The Aeolus spacecraft, also known as ESA’s wind mission, was guided to re-enter Earth’s atmosphere, after running out of fuel by the mission officials at ESA. It landed in Antarctica July 28.
The US Space Command “confirmed Aeolus reentered Earth’s atmosphere 28 July at around 21:00 CEST (12:30 am IST) above Antarctica,” ESA Aeolus Mission wrote on Twitter.
Launched in August 2018 to monitor Earth’s winds, the 1,360 kilograms satellite surpassed scientific expectations and exceeded its planned life in orbit. It has been hailed as one of ESA’s most successful Earth observation missions.
The reentry comes after a series of complex manoeuvres that lowered Aeolus’ orbit from an altitude of 320 km to just 120 km to reenter the atmosphere and burn up.
Crucially, these manoeuvres — the first assisted reentry of its kind — positioned Aeolus so that any pieces that may not have burned up in the atmosphere would fall within the satellite’s planned Atlantic ground tracks.
“This pioneering reentry was a monumental task faced with determination, skill and effort to make space safer and more sustainable,” Tommaso Parrinello, Aeolus and CryoSat ESA Mission Manager wrote on Twitter.
“Every team involved, from the Aeolus mission team to mission control, space debris and industry, has achieved something truly special,” Parrinello added.

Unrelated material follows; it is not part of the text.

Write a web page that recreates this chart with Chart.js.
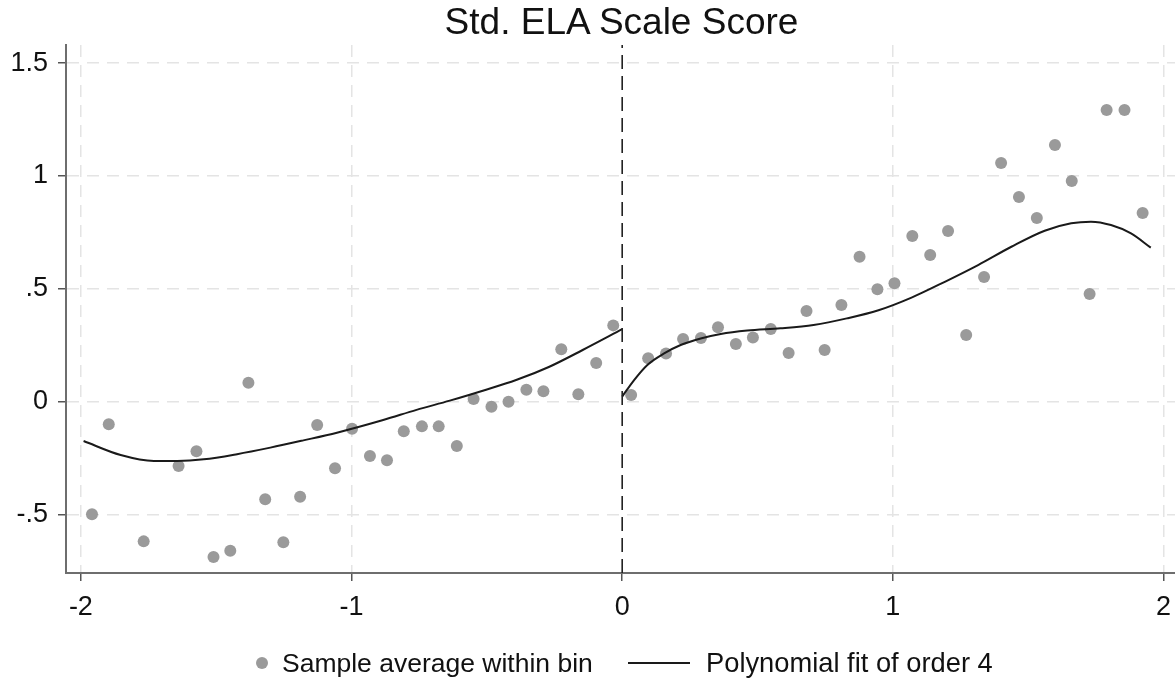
<!DOCTYPE html>
<html lang="en">
<head>
  <meta charset="UTF-8">
  <title>Std. ELA Scale Score</title>
  <style>
    body { margin: 0; background: #fff; overflow: hidden; }
    #wrap { position: relative; width: 1175px; height: 680px; overflow: hidden; font-family: "Liberation Sans", Arial, sans-serif; color: #111; }
    #grafico { position: absolute; left: 0; top: 0; }
    #titulo { position: absolute; top: 2px; left: 0; width: 1243px; text-align: center; font-size: 37px; line-height: 40px; }
    .leg { position: absolute; top: 648px; font-size: 26.5px; line-height: 30px; white-space: nowrap; }
    .ponto { position: absolute; top: 657px; left: 256px; width: 12px; height: 12px; border-radius: 50%; background: #9a9a9a; }
    .linha { position: absolute; top: 662px; left: 628px; width: 62px; height: 2px; background: #1a1a1a; }
  </style>
</head>
<body>
  <div id="wrap">
    <canvas id="grafico" width="1181" height="680"></canvas>
    <div id="titulo">Std. ELA Scale Score</div>
    <span class="ponto"></span>
    <span class="leg" style="left:282px">Sample average within bin</span>
    <span class="linha"></span>
    <span class="leg" style="left:706px; font-size:27.3px">Polynomial fit of order 4</span>
  </div>

<script src="https://cdn.jsdelivr.net/npm/chart.js"></script>
<script>
  // eixos
  const xMin = -2.055, xMax = 2.044;
  const yMin = -0.757, yMax = 1.58;
  const xTicks = [-2, -1, 0, 1, 2];
  const xTickLabels = ['-2', '-1', '0', '1', '2'];
  const yTicks = [-0.5, 0, 0.5, 1, 1.5];
  const yTickLabels = ['-.5', '0', '.5', '1', '1.5'];

  // médias por bin
  const binX = [-1.959, -1.897, -1.768, -1.639, -1.573, -1.510, -1.448, -1.381, -1.319, -1.252,
    -1.190, -1.127, -1.061, -0.998, -0.932, -0.869, -0.807, -0.740, -0.678, -0.611,
    -0.549, -0.483, -0.420, -0.354, -0.291, -0.225, -0.162, -0.096, -0.033,
    0.033, 0.096, 0.162, 0.225, 0.291, 0.354, 0.420, 0.483, 0.549, 0.615,
    0.681, 0.748, 0.810, 0.877, 0.943, 1.006, 1.072, 1.138, 1.204, 1.271,
    1.337, 1.400, 1.466, 1.532, 1.599, 1.661, 1.727, 1.790, 1.856, 1.923];
  const binY = [-0.497, -0.099, -0.617, -0.283, -0.218, -0.686, -0.658, 0.085, -0.431, -0.621,
    -0.420, -0.102, -0.293, -0.119, -0.239, -0.258, -0.130, -0.108, -0.108, -0.195,
    0.013, -0.021, 0.001, 0.054, 0.047, 0.233, 0.034, 0.173, 0.339,
    0.031, 0.193, 0.215, 0.279, 0.283, 0.331, 0.257, 0.285, 0.323, 0.217,
    0.403, 0.230, 0.429, 0.643, 0.499, 0.525, 0.735, 0.650, 0.757, 0.296,
    0.553, 1.058, 0.907, 0.814, 1.137, 0.978, 0.478, 1.292, 1.292, 0.836];

  // ajuste polinomial
  const fitEsqX = [-1.990, -1.853, -1.730, -1.644, -1.546, -1.423, -1.300, -1.178, -1.054,
    -0.883, -0.760, -0.637, -0.515, -0.392, -0.269, -0.146, 0.0];
  const fitEsqY = [-0.173, -0.235, -0.261, -0.261, -0.254, -0.231, -0.202, -0.170, -0.136,
    -0.080, -0.035, 0.006, 0.050, 0.097, 0.156, 0.230, 0.322];
  const fitDirX = [0.0, 0.044, 0.093, 0.155, 0.216, 0.290, 0.364, 0.462, 0.585, 0.707, 0.830,
    0.947, 1.069, 1.192, 1.315, 1.438, 1.561, 1.659, 1.732, 1.806, 1.880, 1.953];
  const fitDirY = [0.024, 0.097, 0.164, 0.215, 0.252, 0.281, 0.301, 0.316, 0.326, 0.341, 0.370,
    0.406, 0.462, 0.532, 0.606, 0.687, 0.758, 0.791, 0.798, 0.783, 0.746, 0.683];

  const pares = (xs, ys) => xs.map((x, i) => ({ x: x, y: ys[i] }));
  const fonte = { family: '"Liberation Sans", Arial, sans-serif', size: 27 };
  const corGrade = '#e4e4e4';

  new Chart(document.getElementById('grafico').getContext('2d'), {
    type: 'scatter',
    data: {
      datasets: [
        {
          label: 'corte',
          type: 'line',
          data: [{ x: 0, y: yMin }, { x: 0, y: yMax }],
          borderColor: '#222',
          borderWidth: 1.6,
          borderDash: [14, 7],
          pointRadius: 0,
          order: 0
        },
        {
          label: 'Polynomial fit of order 4',
          type: 'line',
          data: pares(fitEsqX, fitEsqY),
          borderColor: '#1a1a1a',
          borderWidth: 2,
          pointRadius: 0,
          cubicInterpolationMode: 'monotone',
          order: 1
        },
        {
          label: 'Polynomial fit of order 4 (dir)',
          type: 'line',
          data: pares(fitDirX, fitDirY),
          borderColor: '#1a1a1a',
          borderWidth: 2,
          pointRadius: 0,
          cubicInterpolationMode: 'monotone',
          order: 1
        },
        {
          label: 'Sample average within bin',
          data: pares(binX, binY),
          backgroundColor: '#9a9a9a',
          borderWidth: 0,
          pointRadius: 6,
          order: 2
        }
      ]
    },
    options: {
      responsive: false,
      animation: false,
      layout: { autoPadding: false, padding: { top: 45, right: 0, left: 0, bottom: 0 } },
      plugins: { legend: { display: false }, tooltip: { enabled: false }, title: { display: false } },
      scales: {
        x: {
          type: 'linear',
          min: xMin,
          max: xMax,
          afterBuildTicks: (s) => { s.ticks = xTicks.map(v => ({ value: v })); },
          afterFit: (s) => { s.height = 107; },
          ticks: {
            color: '#111',
            font: fonte,
            padding: 10,
            maxRotation: 0,
            callback: (v) => xTickLabels[xTicks.indexOf(v)]
          },
          grid: {
            color: (c) => (c.tick && c.tick.value === 0) ? 'rgba(0,0,0,0)' : corGrade,
            lineWidth: 1.5,
            tickColor: '#555',
            tickWidth: 1.5,
            tickLength: 8,
            tickBorderDash: []
          },
          border: { color: '#6e6e6e', width: 2, dash: [12, 8] }
        },
        y: {
          type: 'linear',
          min: yMin,
          max: yMax,
          afterBuildTicks: (s) => { s.ticks = yTicks.map(v => ({ value: v })); },
          afterFit: (s) => { s.width = 66; },
          ticks: {
            color: '#111',
            font: fonte,
            padding: 10,
            callback: (v) => yTickLabels[yTicks.indexOf(v)]
          },
          grid: {
            color: corGrade,
            lineWidth: 1.5,
            tickColor: '#555',
            tickWidth: 1.5,
            tickLength: 8,
            tickBorderDash: []
          },
          border: { color: '#6e6e6e', width: 2, dash: [12, 8] }
        }
      }
    }
  });
</script>
</body>
</html>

After running out of fuel and without intervention, Aeolus would have reentered Earth’s atmosphere naturally within a few weeks from now — but with no control over where this would happen. But, ESA went above and beyond for Aeolus and attempted a new way of assisting its reentry to make it even safer.
A team of spacecraft engineers, flight dynamics experts and space debris specialists at ESA’s ESOC mission control centre in Germany used the satellite’s remaining fuel to carry out a series of burns to lower Aeolus and place it into the best position to reenter.

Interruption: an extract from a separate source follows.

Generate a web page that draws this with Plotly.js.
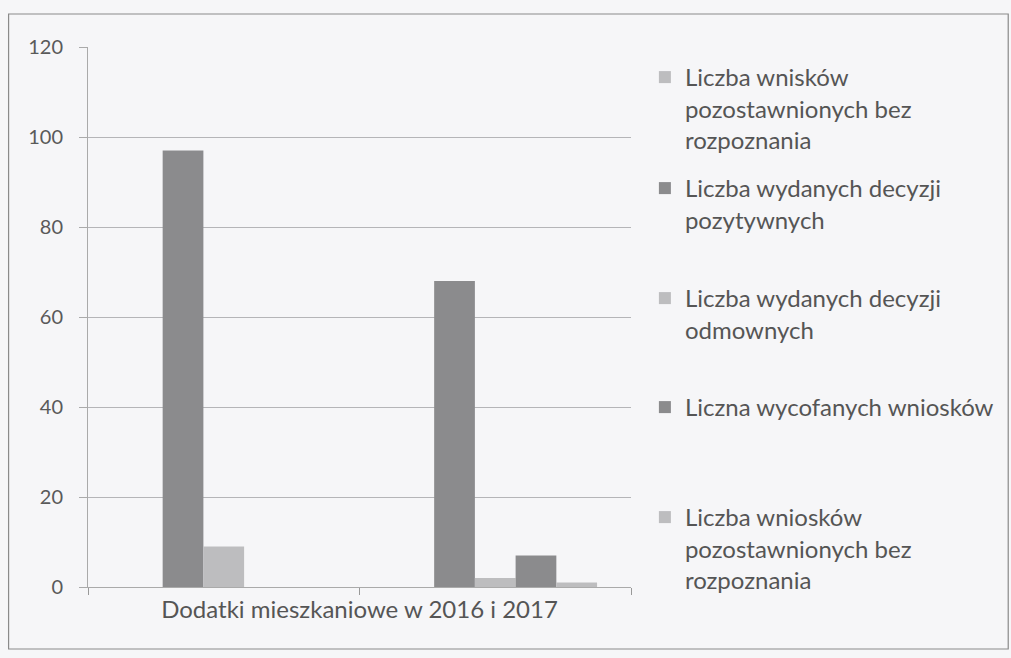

“This is quite unique, what we’re doing. You don’t find really examples of this in the history of spaceflight,” Holger Krag, head of ESA’s Space Debris Office, said during a press briefing.
“This is the first time to our knowledge [that] we have done an assisted reentry like this,” Krag added.
Satellites and rocket parts fall back to Earth roughly once a week, and pieces that survive have only very rarely caused any damage, so the risk of Aeolus causing harm was always incredibly small. In fact, the chance of being struck by a piece of debris is three times less than being struck by a meteorite.
The success of Aeolus’ reentry can potentially be applied for other satellites that are at the end of their lives, the officials said.
Aeolus mission not only benefited science in terms of contributing to climate research, but its data were also used operationally in weather forecasts, which proved essential during the Covid lockdown when aircraft, which carry weather instruments, were grounded, they said.